10. What should be done when children have been diagnosed with a speech impediment and they are told that their bilingualism / multilingualism is the cause? Is it all right to go against what the speech therapist / school therapist may say and still speak a native language at home? 

Bilingualism researcher and speech therapist, Susanne Döpke, states clearly that bilingualism is not the cause of language delay and language disorders. She insists that discontinuing the home language is not going to improve the bilingual child's abilities in the majority (school) language; on the contrary, it may have other prejudicial consequences. It is a widespread and erroneous idea, still conveyed by some professionals, that things will improve if parents revert to just one language. In fact, no change should take place in the language ecology of the family since retracting a language will not improve the disorder. We also know that in children with specific language impairment (SLI), the deficit pattern in monolingual and bilingual children is the same.

Since there is no empirical support for what some professionals propose, that is to stop speaking one of the languages (usually the home language), parents who are bringing up their child bilingual should continue to do so. This said, it is crucial that they adopt a well-established family strategy, that they be aware of the factors that will enhance bilingualism, and that they receive a lot of support from their family, friends as well as the professionals involved with their children, such as educators and language pathologists. (Chapters 14, 17 & 18).

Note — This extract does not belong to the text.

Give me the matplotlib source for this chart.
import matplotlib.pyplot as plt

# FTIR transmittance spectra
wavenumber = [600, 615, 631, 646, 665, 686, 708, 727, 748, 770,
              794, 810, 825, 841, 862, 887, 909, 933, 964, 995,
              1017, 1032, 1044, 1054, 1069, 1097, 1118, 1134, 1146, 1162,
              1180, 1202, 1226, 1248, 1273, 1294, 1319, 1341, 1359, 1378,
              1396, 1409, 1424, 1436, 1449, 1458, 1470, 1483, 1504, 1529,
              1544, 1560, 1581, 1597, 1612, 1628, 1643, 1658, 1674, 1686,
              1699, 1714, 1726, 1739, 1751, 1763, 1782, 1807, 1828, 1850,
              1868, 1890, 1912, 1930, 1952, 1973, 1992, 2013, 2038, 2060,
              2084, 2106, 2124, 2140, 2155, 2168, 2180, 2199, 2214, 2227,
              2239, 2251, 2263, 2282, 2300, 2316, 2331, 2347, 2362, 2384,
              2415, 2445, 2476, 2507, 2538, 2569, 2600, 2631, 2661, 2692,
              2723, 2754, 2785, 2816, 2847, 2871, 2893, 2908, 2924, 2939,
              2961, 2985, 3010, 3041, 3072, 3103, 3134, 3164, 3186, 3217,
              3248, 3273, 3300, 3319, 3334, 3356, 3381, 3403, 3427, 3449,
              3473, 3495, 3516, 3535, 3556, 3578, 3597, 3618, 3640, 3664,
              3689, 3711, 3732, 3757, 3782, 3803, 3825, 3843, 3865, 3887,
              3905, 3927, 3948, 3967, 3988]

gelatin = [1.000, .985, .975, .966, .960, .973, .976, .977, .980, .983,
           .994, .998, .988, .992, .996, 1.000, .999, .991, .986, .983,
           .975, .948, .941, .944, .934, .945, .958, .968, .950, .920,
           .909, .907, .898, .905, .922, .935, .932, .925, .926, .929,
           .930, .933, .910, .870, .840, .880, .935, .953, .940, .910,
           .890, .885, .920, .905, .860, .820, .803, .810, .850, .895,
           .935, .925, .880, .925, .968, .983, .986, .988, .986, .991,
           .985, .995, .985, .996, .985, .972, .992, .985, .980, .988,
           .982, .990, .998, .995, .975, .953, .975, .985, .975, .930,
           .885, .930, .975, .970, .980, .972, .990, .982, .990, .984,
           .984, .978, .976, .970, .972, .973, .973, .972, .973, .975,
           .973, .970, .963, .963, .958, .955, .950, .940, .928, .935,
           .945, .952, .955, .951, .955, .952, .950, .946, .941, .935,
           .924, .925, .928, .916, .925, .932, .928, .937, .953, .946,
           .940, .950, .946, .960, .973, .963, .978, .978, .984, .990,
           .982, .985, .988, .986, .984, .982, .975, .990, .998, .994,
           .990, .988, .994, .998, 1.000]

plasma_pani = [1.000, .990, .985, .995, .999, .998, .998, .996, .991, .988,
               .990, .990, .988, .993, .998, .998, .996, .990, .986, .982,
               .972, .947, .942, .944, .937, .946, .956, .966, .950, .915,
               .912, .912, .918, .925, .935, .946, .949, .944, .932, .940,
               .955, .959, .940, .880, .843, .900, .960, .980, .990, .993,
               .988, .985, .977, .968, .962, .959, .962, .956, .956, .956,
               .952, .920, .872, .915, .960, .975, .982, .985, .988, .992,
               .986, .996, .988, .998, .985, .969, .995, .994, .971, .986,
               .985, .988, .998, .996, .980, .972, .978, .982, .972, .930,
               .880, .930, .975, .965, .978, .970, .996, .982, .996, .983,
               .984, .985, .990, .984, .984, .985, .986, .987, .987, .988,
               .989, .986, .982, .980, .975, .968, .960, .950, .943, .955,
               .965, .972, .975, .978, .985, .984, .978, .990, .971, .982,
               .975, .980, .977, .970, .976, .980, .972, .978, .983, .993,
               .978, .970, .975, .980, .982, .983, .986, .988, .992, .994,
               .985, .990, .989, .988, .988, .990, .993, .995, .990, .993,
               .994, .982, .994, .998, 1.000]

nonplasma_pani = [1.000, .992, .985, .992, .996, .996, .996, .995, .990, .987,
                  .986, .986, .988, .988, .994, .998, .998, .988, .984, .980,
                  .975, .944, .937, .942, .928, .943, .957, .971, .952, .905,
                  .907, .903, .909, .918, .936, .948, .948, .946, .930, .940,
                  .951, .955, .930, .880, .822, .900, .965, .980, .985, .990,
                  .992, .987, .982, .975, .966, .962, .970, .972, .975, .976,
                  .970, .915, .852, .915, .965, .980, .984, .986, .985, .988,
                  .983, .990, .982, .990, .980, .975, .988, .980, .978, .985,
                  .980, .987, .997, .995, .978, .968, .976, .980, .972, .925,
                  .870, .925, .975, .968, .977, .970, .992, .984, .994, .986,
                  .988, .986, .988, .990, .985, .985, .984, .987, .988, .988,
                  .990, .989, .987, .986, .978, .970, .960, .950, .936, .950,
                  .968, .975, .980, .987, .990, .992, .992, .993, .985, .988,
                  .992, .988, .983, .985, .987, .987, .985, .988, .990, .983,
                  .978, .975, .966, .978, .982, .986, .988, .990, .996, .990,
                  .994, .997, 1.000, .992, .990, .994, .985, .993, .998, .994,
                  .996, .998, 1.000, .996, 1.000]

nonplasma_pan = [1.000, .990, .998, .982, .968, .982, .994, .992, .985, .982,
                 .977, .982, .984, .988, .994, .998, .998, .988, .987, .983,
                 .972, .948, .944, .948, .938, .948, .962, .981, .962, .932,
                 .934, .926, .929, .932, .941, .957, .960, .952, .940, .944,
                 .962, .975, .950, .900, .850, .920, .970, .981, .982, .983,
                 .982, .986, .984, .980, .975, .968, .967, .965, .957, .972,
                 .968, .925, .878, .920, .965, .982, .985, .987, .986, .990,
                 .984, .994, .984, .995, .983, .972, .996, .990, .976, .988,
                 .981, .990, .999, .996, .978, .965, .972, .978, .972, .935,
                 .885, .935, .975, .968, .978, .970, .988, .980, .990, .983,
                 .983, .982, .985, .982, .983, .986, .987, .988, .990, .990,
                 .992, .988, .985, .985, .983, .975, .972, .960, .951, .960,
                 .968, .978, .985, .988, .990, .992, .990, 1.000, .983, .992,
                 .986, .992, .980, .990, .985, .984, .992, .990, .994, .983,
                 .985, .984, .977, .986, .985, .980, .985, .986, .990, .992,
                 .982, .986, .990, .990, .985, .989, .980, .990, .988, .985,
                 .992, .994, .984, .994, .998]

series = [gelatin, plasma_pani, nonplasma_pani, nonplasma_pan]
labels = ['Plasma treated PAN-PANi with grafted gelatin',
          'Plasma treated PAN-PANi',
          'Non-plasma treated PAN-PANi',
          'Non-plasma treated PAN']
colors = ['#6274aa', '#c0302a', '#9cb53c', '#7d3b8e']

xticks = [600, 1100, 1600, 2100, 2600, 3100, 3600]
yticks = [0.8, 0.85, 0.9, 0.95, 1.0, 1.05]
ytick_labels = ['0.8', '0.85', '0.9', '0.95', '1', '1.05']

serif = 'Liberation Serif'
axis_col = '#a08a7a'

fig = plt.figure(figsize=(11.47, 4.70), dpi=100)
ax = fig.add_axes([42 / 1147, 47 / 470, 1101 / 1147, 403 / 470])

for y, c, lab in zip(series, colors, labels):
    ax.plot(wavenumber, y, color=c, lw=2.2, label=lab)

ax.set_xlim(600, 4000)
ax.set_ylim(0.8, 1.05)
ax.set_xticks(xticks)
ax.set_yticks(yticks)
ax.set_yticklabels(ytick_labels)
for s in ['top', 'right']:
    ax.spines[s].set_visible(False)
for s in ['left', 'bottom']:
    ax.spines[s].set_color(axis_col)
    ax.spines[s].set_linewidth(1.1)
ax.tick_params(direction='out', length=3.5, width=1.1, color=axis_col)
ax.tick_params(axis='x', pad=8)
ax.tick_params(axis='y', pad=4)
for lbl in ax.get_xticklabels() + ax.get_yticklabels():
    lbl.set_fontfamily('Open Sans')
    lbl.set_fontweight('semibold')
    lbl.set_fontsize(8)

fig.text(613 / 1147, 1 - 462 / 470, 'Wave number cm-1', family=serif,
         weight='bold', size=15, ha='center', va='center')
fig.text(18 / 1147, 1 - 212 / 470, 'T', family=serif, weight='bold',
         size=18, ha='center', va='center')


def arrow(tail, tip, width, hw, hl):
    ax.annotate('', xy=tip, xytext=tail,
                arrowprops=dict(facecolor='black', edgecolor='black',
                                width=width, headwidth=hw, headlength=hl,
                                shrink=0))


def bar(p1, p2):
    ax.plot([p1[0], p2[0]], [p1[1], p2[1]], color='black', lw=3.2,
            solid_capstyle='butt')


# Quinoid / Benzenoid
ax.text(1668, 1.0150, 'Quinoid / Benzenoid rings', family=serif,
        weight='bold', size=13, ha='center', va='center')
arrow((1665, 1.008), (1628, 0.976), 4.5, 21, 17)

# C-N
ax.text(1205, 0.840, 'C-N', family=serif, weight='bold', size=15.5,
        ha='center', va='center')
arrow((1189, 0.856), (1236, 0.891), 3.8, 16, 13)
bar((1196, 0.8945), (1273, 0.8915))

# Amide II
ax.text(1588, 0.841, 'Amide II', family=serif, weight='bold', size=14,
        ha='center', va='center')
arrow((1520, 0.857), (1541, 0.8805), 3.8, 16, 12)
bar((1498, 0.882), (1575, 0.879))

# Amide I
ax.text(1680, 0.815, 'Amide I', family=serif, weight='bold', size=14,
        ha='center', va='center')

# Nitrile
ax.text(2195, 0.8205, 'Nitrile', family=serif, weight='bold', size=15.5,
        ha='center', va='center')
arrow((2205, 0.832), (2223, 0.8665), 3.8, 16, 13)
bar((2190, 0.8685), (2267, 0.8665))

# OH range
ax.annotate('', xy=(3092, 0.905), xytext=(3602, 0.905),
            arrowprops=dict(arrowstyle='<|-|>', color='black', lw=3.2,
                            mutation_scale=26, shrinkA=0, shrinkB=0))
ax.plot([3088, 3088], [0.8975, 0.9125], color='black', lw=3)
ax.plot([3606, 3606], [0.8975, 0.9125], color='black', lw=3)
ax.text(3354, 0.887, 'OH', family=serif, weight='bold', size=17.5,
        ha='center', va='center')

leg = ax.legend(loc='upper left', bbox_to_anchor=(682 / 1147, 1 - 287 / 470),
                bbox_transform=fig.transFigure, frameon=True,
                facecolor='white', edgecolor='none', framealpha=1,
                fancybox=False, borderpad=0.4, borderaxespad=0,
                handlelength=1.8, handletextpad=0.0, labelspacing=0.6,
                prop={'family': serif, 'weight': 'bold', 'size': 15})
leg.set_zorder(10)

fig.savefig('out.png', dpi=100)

11. What about cultural issues such as bilingual children assimilating into the community while also retaining their connection to the parents' cultures?

If bilingual children are in contact with two or more cultures (for example, one in the home and the other in the larger community), then parents will want to be mindful of what it means to be bicultural and the process of identifying with one's cultures. Since becoming bicultural is at times more difficult than becoming bilingual, parents will want to spend time with children, and especially adolescents, helping them come to terms with their biculturalism. Some young people choose to belong to just one culture, either culture A or culture B, but by so doing they are turning away from one of their two cultures; in the long run they may well become dissatisfied with their decision. Others may reject both cultures. This is not a satisfactory solution either as they will often feel marginal or ambivalent. The optimal solution is to identify with both cultures, A and B, sometimes to varying degrees, and hence to accept fully one's biculturalism. This identity decision may take some time to reach and it is critical that the young person be accompanied along the way by his or her parents, family members and friends. As I state in my book, biculturals who are allowed to be who they are, and who accept their dual heritage, are invaluable members of society who bridge the gap between the cultures they belong to. (Chapter 10).

1Henceforth, I will use the word "parents" for parents and other caretakers.
2Corey Heller is the Editor-in-Chief of Multilingual Living Magazine. Through her work, she has first hand knowledge of the needs of parents and I am very grateful to her for these questions.